__Given material__:
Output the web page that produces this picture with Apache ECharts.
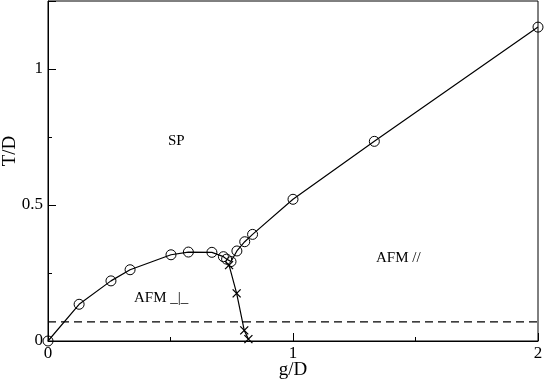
<!DOCTYPE html>
<html>
<head>
<meta charset="utf-8">
<style>
  html, body { margin: 0; padding: 0; background: #fff; }
  #chart { width: 545px; height: 382px; }
</style>
<script src="https://cdn.jsdelivr.net/npm/echarts@6/dist/echarts.min.js"></script>
</head>
<body>
<div id="chart"></div>
<script>
// transition line with open circles
const gCircle = [0, 0.127, 0.257, 0.335, 0.502, 0.573, 0.669, 0.716, 0.729, 0.747, 0.771, 0.803, 0.835, 1.0, 1.332, 2.0]
const tCircle = [0, 0.135, 0.221, 0.262, 0.317, 0.327, 0.326, 0.31, 0.301, 0.292, 0.331, 0.365, 0.392, 0.521, 0.734, 1.154]
// AFM _|_ / AFM // boundary with crosses
const gCross = [0.739, 0.770, 0.801, 0.818]
const tCross = [0.279, 0.175, 0.039, 0.007]
// dashed horizontal level
const gDash = [0, 2]
const tDash = [0.07, 0.07]

const font = 'Liberation Serif'
const zip = (xs, ys) => xs.map((x, i) => [x, ys[i]])

const chart = echarts.init(document.getElementById('chart'), null, { renderer: 'canvas' })

chart.setOption({
  animation: false,
  backgroundColor: '#fff',
  grid: {
    left: 48, right: 7, top: 1, bottom: 41,
    outerBoundsMode: 'none', containLabel: false,
    show: true, borderColor: '#000', borderWidth: 1, backgroundColor: 'transparent'
  },
  xAxis: {
    type: 'value', min: 0, max: 2, interval: 1,
    name: 'g/D', nameLocation: 'middle', nameGap: 20, nameMoveOverlap: false,
    nameTextStyle: { fontFamily: font, fontSize: 19, color: '#000' },
    axisLine: { lineStyle: { color: '#000', width: 1 } },
    axisTick: { inside: true, length: 8, lineStyle: { color: '#000' } },
    minorTick: { show: true, splitNumber: 2, length: 4, lineStyle: { color: '#000' } },
    axisLabel: { fontFamily: font, fontSize: 17, color: '#000', margin: 4 },
    splitLine: { show: false }
  },
  yAxis: {
    type: 'value', min: 0, max: 1.25, interval: 0.5,
    name: 'T/D', nameLocation: 'middle', nameGap: 28, nameRotate: 90, nameMoveOverlap: false,
    // nudge the title upward a bit, as in the original
    nameTextStyle: { fontFamily: font, fontSize: 19, color: '#000', padding: [0, 0, 0, 40] },
    axisLine: { show: true, lineStyle: { color: '#000', width: 1 } },
    axisTick: { show: true, inside: true, length: 8, lineStyle: { color: '#000' } },
    minorTick: { show: true, splitNumber: 2, length: 4, lineStyle: { color: '#000' } },
    axisLabel: {
      fontFamily: font, fontSize: 17, color: '#000', margin: 5,
      formatter: v => (v === 1.25 ? '' : String(v))
    },
    splitLine: { show: false }
  },
  series: [
    {
      type: 'line',
      data: zip(gDash, tDash),
      symbol: 'none',
      lineStyle: { color: '#000', width: 1.2, type: [8, 5] },
      z: 1
    },
    {
      type: 'line',
      data: zip(gCross, tCross),
      symbol: 'path://M0,0L10,10M10,0L0,10',
      symbolSize: 8,
      itemStyle: { color: 'transparent', borderColor: '#000', borderWidth: 1.3 },
      lineStyle: { color: '#000', width: 1.2 },
      z: 2
    },
    {
      type: 'line',
      data: zip(gCircle, tCircle),
      symbol: 'circle',
      symbolSize: 10,
      showAllSymbol: true,
      itemStyle: { color: 'rgba(0,0,0,0)', borderColor: '#000', borderWidth: 1 },
      lineStyle: { color: '#000', width: 1.2 },
      z: 3
    }
  ],
  graphic: [
    { type: 'text', left: 168, top: 134, style: { text: 'SP', font: '15px "Liberation Serif"', fill: '#000' } },
    { type: 'text', left: 376, top: 251, style: { text: 'AFM //', font: '15px "Liberation Serif"', fill: '#000' } },
    { type: 'text', left: 134, top: 291, style: { text: 'AFM _|_', font: '15px "Liberation Serif"', fill: '#000' } }
  ]
})
</script>
</body>
</html>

__Goal__: Return the material exactly as given, apart from the pictures.

__Response to this exercise__:
Output the web page that produces this picture with Apache ECharts.
<!DOCTYPE html>
<html>
<head>
<meta charset="utf-8">
<style>
  html, body { margin: 0; padding: 0; background: #fff; }
  #chart { width: 545px; height: 382px; }
</style>
<script src="https://cdn.jsdelivr.net/npm/echarts@6/dist/echarts.min.js"></script>
</head>
<body>
<div id="chart"></div>
<script>
// transition line with open circles
const gCircle = [0, 0.127, 0.257, 0.335, 0.502, 0.573, 0.669, 0.716, 0.729, 0.747, 0.771, 0.803, 0.835, 1.0, 1.332, 2.0]
const tCircle = [0, 0.135, 0.221, 0.262, 0.317, 0.327, 0.326, 0.31, 0.301, 0.292, 0.331, 0.365, 0.392, 0.521, 0.734, 1.154]
// AFM _|_ / AFM // boundary with crosses
const gCross = [0.739, 0.770, 0.801, 0.818]
const tCross = [0.279, 0.175, 0.039, 0.007]
// dashed horizontal level
const gDash = [0, 2]
const tDash = [0.07, 0.07]

const font = 'Liberation Serif'
const zip = (xs, ys) => xs.map((x, i) => [x, ys[i]])

const chart = echarts.init(document.getElementById('chart'), null, { renderer: 'canvas' })

chart.setOption({
  animation: false,
  backgroundColor: '#fff',
  grid: {
    left: 48, right: 7, top: 1, bottom: 41,
    outerBoundsMode: 'none', containLabel: false,
    show: true, borderColor: '#000', borderWidth: 1, backgroundColor: 'transparent'
  },
  xAxis: {
    type: 'value', min: 0, max: 2, interval: 1,
    name: 'g/D', nameLocation: 'middle', nameGap: 20, nameMoveOverlap: false,
    nameTextStyle: { fontFamily: font, fontSize: 19, color: '#000' },
    axisLine: { lineStyle: { color: '#000', width: 1 } },
    axisTick: { inside: true, length: 8, lineStyle: { color: '#000' } },
    minorTick: { show: true, splitNumber: 2, length: 4, lineStyle: { color: '#000' } },
    axisLabel: { fontFamily: font, fontSize: 17, color: '#000', margin: 4 },
    splitLine: { show: false }
  },
  yAxis: {
    type: 'value', min: 0, max: 1.25, interval: 0.5,
    name: 'T/D', nameLocation: 'middle', nameGap: 28, nameRotate: 90, nameMoveOverlap: false,
    // nudge the title upward a bit, as in the original
    nameTextStyle: { fontFamily: font, fontSize: 19, color: '#000', padding: [0, 0, 0, 40] },
    axisLine: { show: true, lineStyle: { color: '#000', width: 1 } },
    axisTick: { show: true, inside: true, length: 8, lineStyle: { color: '#000' } },
    minorTick: { show: true, splitNumber: 2, length: 4, lineStyle: { color: '#000' } },
    axisLabel: {
      fontFamily: font, fontSize: 17, color: '#000', margin: 5,
      formatter: v => (v === 1.25 ? '' : String(v))
    },
    splitLine: { show: false }
  },
  series: [
    {
      type: 'line',
      data: zip(gDash, tDash),
      symbol: 'none',
      lineStyle: { color: '#000', width: 1.2, type: [8, 5] },
      z: 1
    },
    {
      type: 'line',
      data: zip(gCross, tCross),
      symbol: 'path://M0,0L10,10M10,0L0,10',
      symbolSize: 8,
      itemStyle: { color: 'transparent', borderColor: '#000', borderWidth: 1.3 },
      lineStyle: { color: '#000', width: 1.2 },
      z: 2
    },
    {
      type: 'line',
      data: zip(gCircle, tCircle),
      symbol: 'circle',
      symbolSize: 10,
      showAllSymbol: true,
      itemStyle: { color: 'rgba(0,0,0,0)', borderColor: '#000', borderWidth: 1 },
      lineStyle: { color: '#000', width: 1.2 },
      z: 3
    }
  ],
  graphic: [
    { type: 'text', left: 168, top: 134, style: { text: 'SP', font: '15px "Liberation Serif"', fill: '#000' } },
    { type: 'text', left: 376, top: 251, style: { text: 'AFM //', font: '15px "Liberation Serif"', fill: '#000' } },
    { type: 'text', left: 134, top: 291, style: { text: 'AFM _|_', font: '15px "Liberation Serif"', fill: '#000' } }
  ]
})
</script>
</body>
</html>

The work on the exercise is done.